Chase Winter with AFP
July 29, 2018

Israeli Arab lawmaker Zouheir Bahloul's resignation from the Knesset is the latest fallout from the nation-state law. Critics in Israel and abroad have called the law racist and a threat to democracy.

Israel Zouheir Bahloul
Image: Getty Images/AFP/A. Gharabli

A prominent Israeli Arab lawmaker resigned Saturday from what he described as a "racist" and "extremist" parliament that passed a controversial law declaring Israel to be the nation-state of the Jews.

The law passed in the Knesset earlier this month states that "national self-determination in the State of Israel is unique to the Jewish people."  It also downgrades Arabic from an official language alongside Hebrew.

Read more: Israel passes controversial Jewish nation-state bill

Zouheir Bahloul, of the main opposition Zionist Union alliance, said he was resigning over a "dangerous" law that undermines the democratic nature of the Israeli state.

"The nation state law officially, constitutionally, removes the Arab population from the path of equality in Israel," he said in Hebrew on the television show Meet the Press.

"Should I sit on the fence? Should I give legitimacy to this destructive, racist, extremist parliament?"

"This is a painful moment. If I'm giving up, it means all hope is lost," the Arab lawmaker continued.

Israel has 1.9 million Arab citizens, or about 21 percent of the total population of 9 million. Another 5 percent of the population consists of non-Arab Christians or other groups such as Druze.

Bahloul is considered a moderate political voice who sought understanding and equality between Jews and Arabs.
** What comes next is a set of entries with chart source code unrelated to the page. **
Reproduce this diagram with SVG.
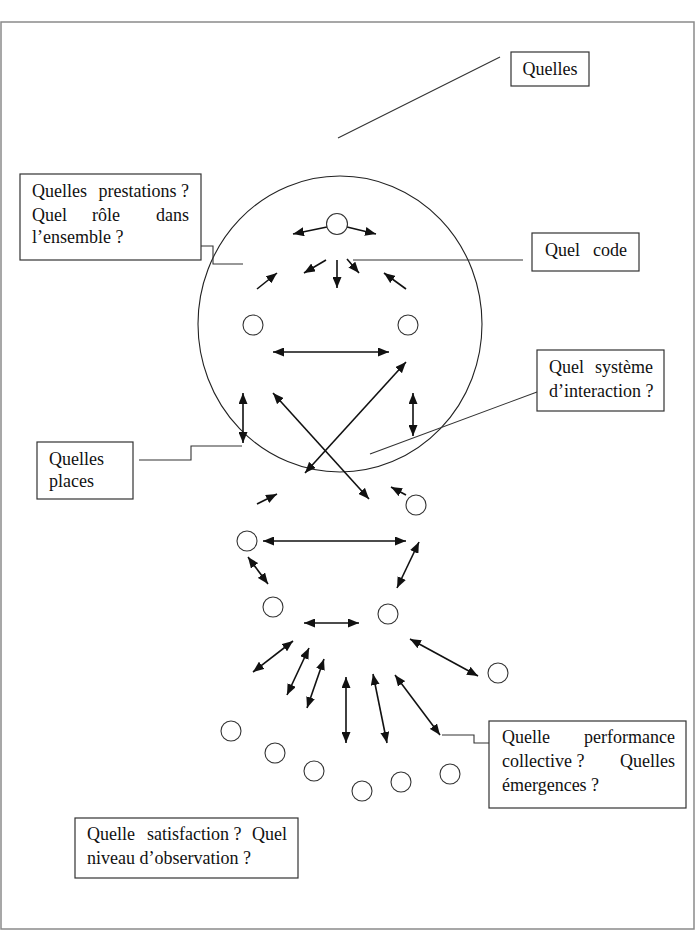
<svg xmlns="http://www.w3.org/2000/svg" width="697" height="932" viewBox="0 0 697 932">
  <style>
    .frame { fill: none; stroke: #8a8a8a; stroke-width: 1.5; }
    .box { fill: #fff; stroke: #333; stroke-width: 1.2; }
    .lbl { font-family: "Liberation Serif", "Times New Roman", serif; font-size: 18px; fill: #111; }
    .end { text-anchor: end; }
    .mid { text-anchor: middle; }
    .agent { fill: #fff; stroke: #333; stroke-width: 1.1; }
    .env { fill: none; stroke: #222; stroke-width: 1.1; }
    .lead { fill: none; stroke: #333; stroke-width: 1.1; }
    .arr { fill: none; stroke: #111; stroke-width: 1.6; marker-end: url(#head); }
    .dbl { fill: none; stroke: #111; stroke-width: 1.6; marker-start: url(#head); marker-end: url(#head); }
  </style>
  <defs>
    <marker id="head" markerUnits="userSpaceOnUse" markerWidth="11" markerHeight="9" refX="11" refY="4.5" orient="auto-start-reverse">
      <path d="M0,0 L11,4.5 L0,9 z" fill="#111"/>
    </marker>
  </defs>

  <rect class="frame" x="1" y="22" width="693" height="907"/>

  <!-- organisation boundary -->
  <ellipse id="organisation" class="env" cx="340" cy="324" rx="142" ry="148"/>

  <!-- leader lines and interaction arrows -->
  <g id="connectors">
    <line class="lead" x1="338" y1="138" x2="500" y2="57"/>
    <polyline class="lead" points="185,246 213,246 213,264 243,264"/>
    <line class="lead" x1="353" y1="260" x2="523" y2="260"/>
    <line class="lead" x1="370" y1="454" x2="537" y2="392"/>
    <polyline class="lead" points="139,460 191,460 191,446 242,446"/>
    <polyline class="lead" points="442,735 474,735 474,743 503,743"/>

    <!-- inside the organisation -->
    <line class="arr" x1="327" y1="227" x2="293" y2="234"/>
    <line class="arr" x1="347" y1="227" x2="376" y2="234"/>
    <line class="arr" x1="326" y1="260" x2="304" y2="273"/>
    <line class="arr" x1="337" y1="260" x2="337" y2="288"/>
    <line class="arr" x1="347" y1="259" x2="359" y2="273"/>
    <line class="arr" x1="257" y1="289" x2="277" y2="273"/>
    <line class="arr" x1="406" y1="289" x2="384" y2="273"/>
    <line class="dbl" x1="273" y1="352" x2="389" y2="352"/>
    <line class="dbl" x1="305" y1="473" x2="406" y2="362"/>
    <line class="dbl" x1="273" y1="393" x2="369" y2="499"/>
    <line class="dbl" x1="243" y1="393" x2="243" y2="443"/>
    <line class="dbl" x1="413" y1="393" x2="413" y2="436"/>

    <!-- below the organisation -->
    <line class="arr" x1="257" y1="504" x2="277" y2="494"/>
    <line class="arr" x1="406" y1="495" x2="391" y2="487"/>
    <line class="dbl" x1="263" y1="541" x2="406" y2="541"/>
    <line class="dbl" x1="248" y1="557" x2="268" y2="584"/>
    <line class="dbl" x1="419" y1="542" x2="397" y2="588"/>
    <line class="dbl" x1="304" y1="623" x2="359" y2="623"/>
    <line class="dbl" x1="253" y1="672" x2="293" y2="641"/>
    <line class="dbl" x1="287" y1="695" x2="309" y2="648"/>
    <line class="dbl" x1="307" y1="708" x2="324" y2="659"/>
    <line class="dbl" x1="346" y1="677" x2="346" y2="743"/>
    <line class="dbl" x1="373" y1="674" x2="387" y2="743"/>
    <line class="dbl" x1="395" y1="675" x2="440" y2="735"/>
    <line class="dbl" x1="410" y1="639" x2="478" y2="676"/>
  </g>

  <!-- agents -->
  <g id="agents">
    <circle class="agent" cx="337" cy="224" r="10.5"/>
    <circle class="agent" cx="253" cy="325" r="10"/>
    <circle class="agent" cx="408" cy="325" r="10"/>
    <circle class="agent" cx="416" cy="505" r="10"/>
    <circle class="agent" cx="247" cy="541" r="10"/>
    <circle class="agent" cx="273" cy="607" r="10"/>
    <circle class="agent" cx="388" cy="614" r="10"/>
    <circle class="agent" cx="498" cy="673" r="10"/>
    <circle class="agent" cx="231" cy="731" r="10"/>
    <circle class="agent" cx="275" cy="753" r="10"/>
    <circle class="agent" cx="314" cy="771" r="10"/>
    <circle class="agent" cx="362" cy="791" r="10"/>
    <circle class="agent" cx="401" cy="782" r="10"/>
    <circle class="agent" cx="450" cy="774" r="10"/>
  </g>

  <g id="quelles">
    <rect class="box" x="511" y="52" width="78" height="34"/>
    <text class="lbl mid" x="550" y="75">Quelles</text>
  </g>

  <g id="prestations">
    <rect class="box" x="20" y="174" width="181" height="86"/>
    <text class="lbl" x="32" y="197">Quelles</text>
    <text class="lbl end" x="189" y="197">prestations ?</text>
    <text class="lbl" x="32" y="221">Quel</text>
    <text class="lbl" x="92" y="221">rôle</text>
    <text class="lbl end" x="189" y="221">dans</text>
    <text class="lbl" x="32" y="243">l’ensemble ?</text>
  </g>

  <g id="code">
    <rect class="box" x="532" y="233" width="107" height="38"/>
    <text class="lbl" x="545" y="256">Quel</text>
    <text class="lbl end" x="627" y="256">code</text>
  </g>

  <g id="systeme">
    <rect class="box" x="537" y="350" width="127" height="61"/>
    <text class="lbl" x="549" y="373">Quel</text>
    <text class="lbl end" x="653" y="373">système</text>
    <text class="lbl" x="549" y="397">d’interaction ?</text>
  </g>

  <g id="places">
    <rect class="box" x="37" y="442" width="96" height="57"/>
    <text class="lbl" x="49" y="465">Quelles</text>
    <text class="lbl" x="49" y="487">places</text>
  </g>

  <g id="performance">
    <rect class="box" x="489" y="721" width="197" height="87"/>
    <text class="lbl" x="502" y="743">Quelle</text>
    <text class="lbl end" x="675" y="743">performance</text>
    <text class="lbl" x="502" y="767">collective ?</text>
    <text class="lbl end" x="675" y="767">Quelles</text>
    <text class="lbl" x="502" y="791">émergences ?</text>
  </g>

  <g id="satisfaction">
    <rect class="box" x="75" y="818" width="223" height="60"/>
    <text class="lbl" x="87" y="840">Quelle</text>
    <text class="lbl" x="147" y="840">satisfaction ?</text>
    <text class="lbl end" x="287" y="840">Quel</text>
    <text class="lbl" x="87" y="864">niveau d’observation ?</text>
  </g>
</svg>
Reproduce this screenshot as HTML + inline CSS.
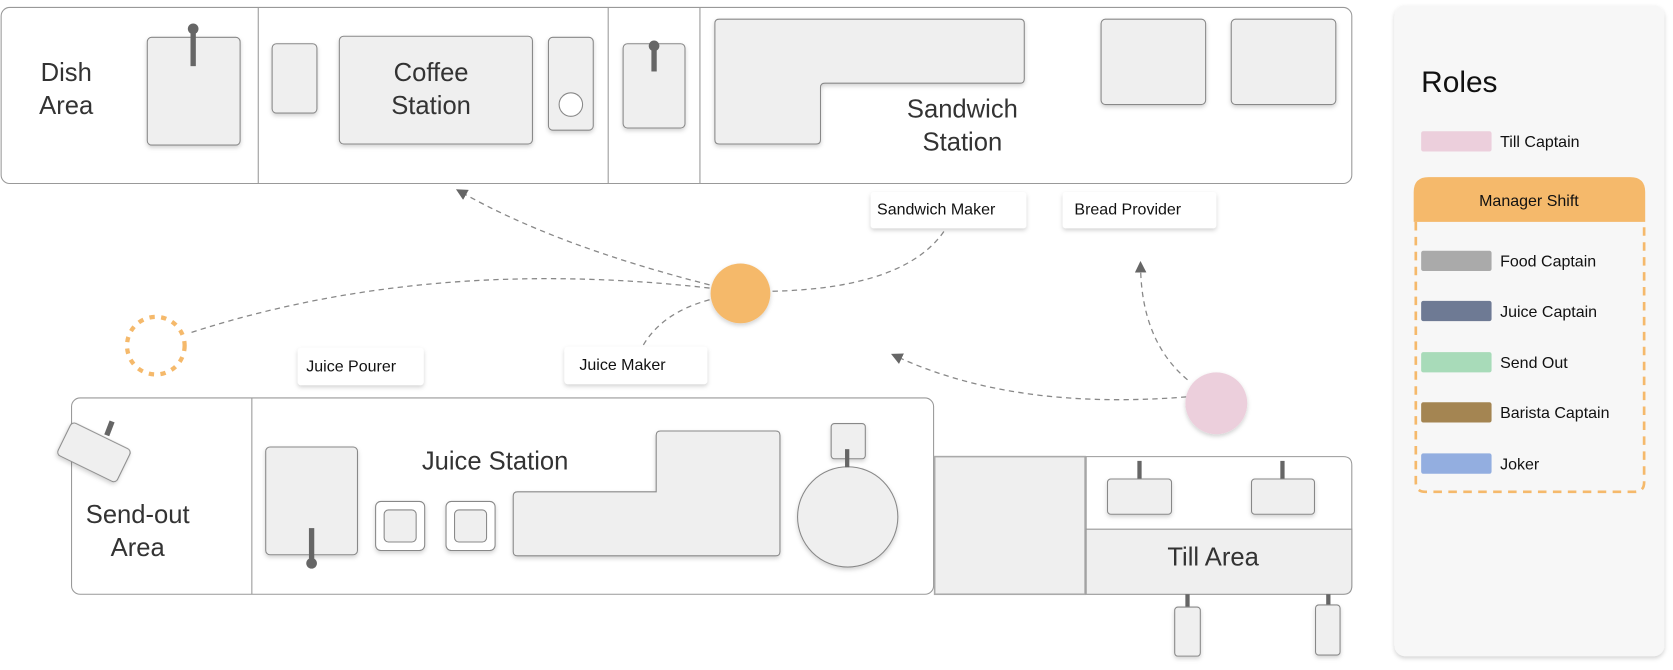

He is a member of the Labor Party, which along side Hatnuah make up the center-left Zionist Union alliance.

Read more: Opinion: Israel's new nation-state law and the politics of superiority

Israeli Arab lawmaker Ahmad Tibi called the newly passed Nation-State bill 'racist'.

Incoming opposition leader and head of Hatnuah, Tzipi Livni, said in comments translated by Ynet News that she regretted Bahloul's decision, "particularly in days in which the tyranny of the majority and extremist nationalism are hurting minorities in society. This is the time for all of those who believe in the State of Israel being both Jewish and democratic—with equality for all—to join forces."

Labor Party said in a statement that it lamented Bahloul's exit from the Knesset and vowed to fight the nation-state law.

"The nation-state law is a kick in the head of more than a fifth of Israel's population, which would be a Jewish state with or without it. When we return to power we will amend this law as well, and add to it what is supposed to be obvious, the word 'equality.'"

The nation-state law enters Israel's Basic Law, a quasi-constitution. It has drawn widespread criticism from the main opposition, Israeli Arab lawmakers with the Joint List, the international community and liberal Jewish groups abroad.

The 150,000 strong Druze community has come out strongly against the nation-state bill and the absence of references to equality. Unlike Muslims and Christians, Druze are drafted into the military and considered in alliance with Jews.

Druze lawmakers and community leaders have filed a challenge to the nation-state law with the Supreme Court.

Prime Minister Benjamin Netanyahu has vaguely promised to address Druze concerns.